Doesn’t sound too pristine now is it? That was precisely the whole deal of Disney back then—to sterilize these beloved albeit unpleasant fairytales to make it more palatable and entertaining to an escapist public. While it did its part in instilling lessons to learn in the grander scheme of things, it did hold a lot of problematic details that was a pain to dissect in detail. Everything from the unrealistic depiction of women as damsels in distress with impossibly cinched waists to the overarching lording of patriarchy proved to be counter-intuitive to progress.

Photo from Imdb

Fast forward to a very cognizant and socially aware contemporary and we now have the perfect opportunity to right the wrongs so to speak. We saw this as a success with the retelling of Aladdin where Jasmine was more fleshed out with intentions and a point-of-view that gives cadence to the discourse of femininity today. And this is what the upcoming remake of The Little Mermaid perhaps wants to do—depict a more realistic and more inclusive. Meaning, the casting of Halle Bailey will become permission enough for anyone to realize that they too can become a mermaid if they so much as imagine themselves to be one. Not that one needs a blatant go-ahead, it just helps that it gets a platform like that for the message to be cut across: Race (or any other label for that matter) shouldn’t factor in as an end all and be all for anything anymore. You can be Ariel, just as Halle will be when she swims to the theaters in due time.

Photo from Imdb

It is such a shame that we live in such a progressive world where thoughts, opinions, and propriety coalesce with the archaic, long-held truths that have held us back for so long—and that it still being allowed to take form in the guise of preference and nostalgia. Moving beyond the fairytale is imperative, and it entails a true open mind that is welcoming of changes in the truest sense—no ifs and buts. We’ve complained about pigeonholing these princesses for so long that expecting them to be the characters straight out of our youth is primitive, if we’re being completely unhinged about it. Come on, didn’t we want more? Now, we’re actually getting it and the first thing we do is whine about who we think Ariel is. What we also fail to understand that it is a re-imagination, not an exact replica of the animated classic. Otherwise, just watch the film online.

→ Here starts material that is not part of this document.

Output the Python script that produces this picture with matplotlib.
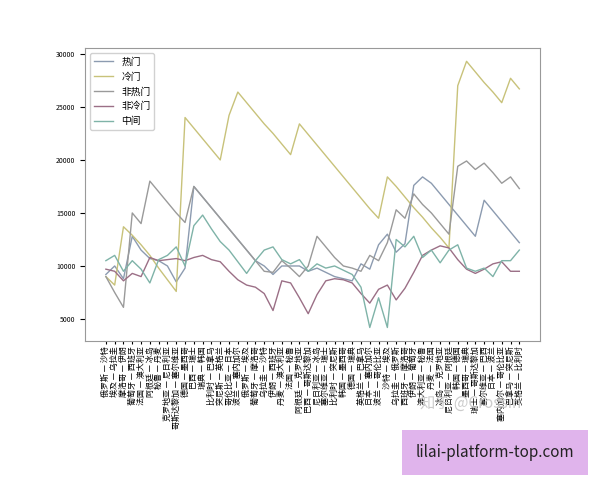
import matplotlib
matplotlib.use('Agg')
import matplotlib.pyplot as plt

plt.rcParams['font.family'] = ['Noto Sans CJK SC', 'DejaVu Sans']

matches = [
    '俄罗斯 — 沙特', '埃及 — 乌拉圭', '摩洛哥 — 伊朗', '葡萄牙 — 西班牙',
    '法国 — 澳大利亚', '阿根廷 — 冰岛', '秘鲁 — 丹麦', '克罗地亚 — 尼日利亚',
    '哥斯达黎加 — 塞尔维亚', '德国 — 墨西哥', '巴西 — 瑞士', '瑞典 — 韩国',
    '比利时 — 巴拿马', '突尼斯 — 英格兰', '哥伦比亚 — 日本', '波兰 — 塞内加尔',
    '俄罗斯 — 埃及', '葡萄牙 — 摩洛哥', '乌拉圭 — 沙特', '伊朗 — 西班牙',
    '丹麦 — 澳大利亚', '法国 — 秘鲁', '阿根廷 — 克罗地亚', '巴西 — 哥斯达黎加',
    '尼日利亚 — 冰岛', '塞尔维亚 — 瑞士', '比利时 — 突尼斯', '韩国 — 墨西哥',
    '德国 — 瑞典', '英格兰 — 巴拿马', '日本 — 塞内加尔', '波兰 — 哥伦比亚',
    '沙特 — 埃及', '乌拉圭 — 俄罗斯', '西班牙 — 摩洛哥', '伊朗 — 葡萄牙',
    '澳大利亚 — 秘鲁', '丹麦 — 法国', '冰岛 — 克罗地亚', '尼日利亚 — 阿根廷',
    '韩国 — 德国', '墨西哥 — 瑞典', '瑞士 — 哥斯达黎加', '塞尔维亚 — 巴西',
    '日本 — 波兰', '塞内加尔 — 哥伦比亚', '巴拿马 — 突尼斯', '英格兰 — 比利时',
]

hot = [9200, 10000, 8800, 12800, 11500, 10700, 10500, 10000, 8500, 9800,
       17500, 16500, 15500, 14500, 13500, 12500, 11500, 10500, 10000, 9200,
       10000, 10000, 10000, 9500, 9800, 9400, 9000, 8800, 8600, 10200,
       9700, 12000, 13000, 11300, 12100, 17600, 18400, 17800, 16800, 15800,
       14800, 13800, 12800, 16200, 15200, 14200, 13200, 12200]
cold = [9000, 8200, 13700, 12900, 12000, 11000, 9800, 8700, 7600, 24000,
        23000, 22000, 21000, 20000, 24200, 26400, 25400, 24400, 23400, 22500,
        21500, 20500, 23400, 22400, 21400, 20400, 19400, 18400, 17400, 16400,
        15400, 14500, 18400, 17500, 16500, 15500, 14600, 13600, 12700, 11700,
        27000, 29300, 28300, 27300, 26400, 25400, 27700, 26700]
not_hot = [9000, 7500, 6100, 15000, 14000, 18000, 17000, 16000, 15000, 14100,
           17500, 16500, 15500, 14500, 13500, 12500, 11500, 10500, 9500, 9400,
           10500, 9800, 9000, 10000, 12800, 11800, 10800, 10000, 9800, 9500,
           11000, 10500, 12200, 15300, 14500, 16800, 15800, 15000, 14000, 13000,
           19400, 19900, 19100, 19700, 18800, 17800, 18400, 17300]
not_cold = [9700, 9500, 8600, 9300, 9000, 10800, 10500, 10600, 10700, 10500,
            10800, 11000, 10600, 10400, 9500, 8700, 8200, 8000, 7400, 5800,
            8600, 8400, 7000, 5500, 7300, 8600, 8800, 8700, 8400, 7400,
            6500, 7800, 8200, 6800, 7900, 9400, 11000, 11500, 11900, 11700,
            10600, 9700, 9300, 9700, 10200, 10400, 9500, 9500]
middle = [10500, 11000, 9500, 10500, 9700, 8400, 10600, 11000, 11800, 10000,
          13800, 14800, 13500, 12300, 11500, 10400, 9300, 10500, 11500, 11800,
          10600, 10200, 10600, 9500, 10200, 9800, 10000, 9600, 9200, 8000,
          4200, 7000, 4200, 12500, 11800, 12800, 10800, 11500, 10300, 11500,
          12000, 9800, 9500, 9800, 9000, 10500, 10500, 11500]

series = [('热门', hot, '#8c9bb0'), ('冷门', cold, '#c8c27a'),
          ('非热门', not_hot, '#9a9a9a'), ('非冷门', not_cold, '#9b6f86'),
          ('中间', middle, '#7fb3a8')]

fig = plt.figure(figsize=(6, 4.8), dpi=100)
ax = fig.add_axes([0.142, 0.29, 0.758, 0.61])
x = range(len(matches))
for name, vals, color in series:
    ax.plot(x, vals, color=color, linewidth=1, label=name)

ax.set_xticks(list(x))
ax.set_xticklabels(matches, rotation=90, fontsize=5.8)
ax.set_yticks([5000, 10000, 15000, 20000, 25000, 30000])
ax.tick_params(axis='y', labelsize=5)
ax.tick_params(axis='x', length=2, pad=2)
for s in ax.spines.values():
    s.set_color('#999999')
ax.legend(loc='upper left', fontsize=7, framealpha=0.9)

fig.text(0.70, 0.15, '知乎 @Crossin', fontsize=11, color='#cccccc')
fig.text(0.825, 0.057, 'lilai-platform-top.com', fontsize=11, ha='center', va='center',
         color='#222222',
         bbox=dict(boxstyle='square,pad=0.9', facecolor='#e0b4ec', edgecolor='none'))

fig.savefig('out.png', dpi=100)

The spines of these stories have barely been cracked open and we already have anticipated a judgment. Even the first reveal of the live-action version of Mulan wasn’t spared, where fans of the animated classic have deplored it for lack of music, fanfare, and Mushu. Yes, you grew up with these stories, but it doesn’t mean that you have to deprive an entire generation of experiencing for the first time, just as you have done before. Imagine, young girls (and boys) will have an opportunity to see themselves as these fantastical, larger-than-life characters, and it can inform the way they see themselves and the way others do, too. A princess who wants to be sultan? Yes. A black mermaid? Yes. A bold, courageous daughter who wants to honor her family beyond the codes of tradition? Yes.

Aren’t these reasons enough for us to at the very least give these stories a chance to entertain and educate an audience besides ourselves? Think about it. Let Jasmine stand her ground to rightfully and deservedly ascend to the throne of Agrabah. Let Mulan defy what is expected of her and fight her way through a war regardless of her gender. Let Ariel sing her way to a life beyond the surface of the sea. Nostalgia, while it is valid, isn’t absolute—and it shouldn’t be a qualifier for any movie extension, Disney or otherwise.

There will be more mermaid films to be made after this, and maybe then can you have your half-white, half-fish fantasy with voluminous, undisturbed-by-sea-salt red hair, in the same way any other youth of color have imagined themselves as these enchanting mythical figures. Again, just as you have with your towel and bed sheets fashioned as hair and what do you call them, oh, fins.

If there is anything we have learned from Jasmine, Mulan, and Ariel, is that sometimes defying or outright breaking the rules can lead to good, or well, you know, a whole new world. We wouldn’t want to let them down by keeping them strictly in the paragons of old-time literature, right? It is high time we put truth to their songs and make everyone a part of their world.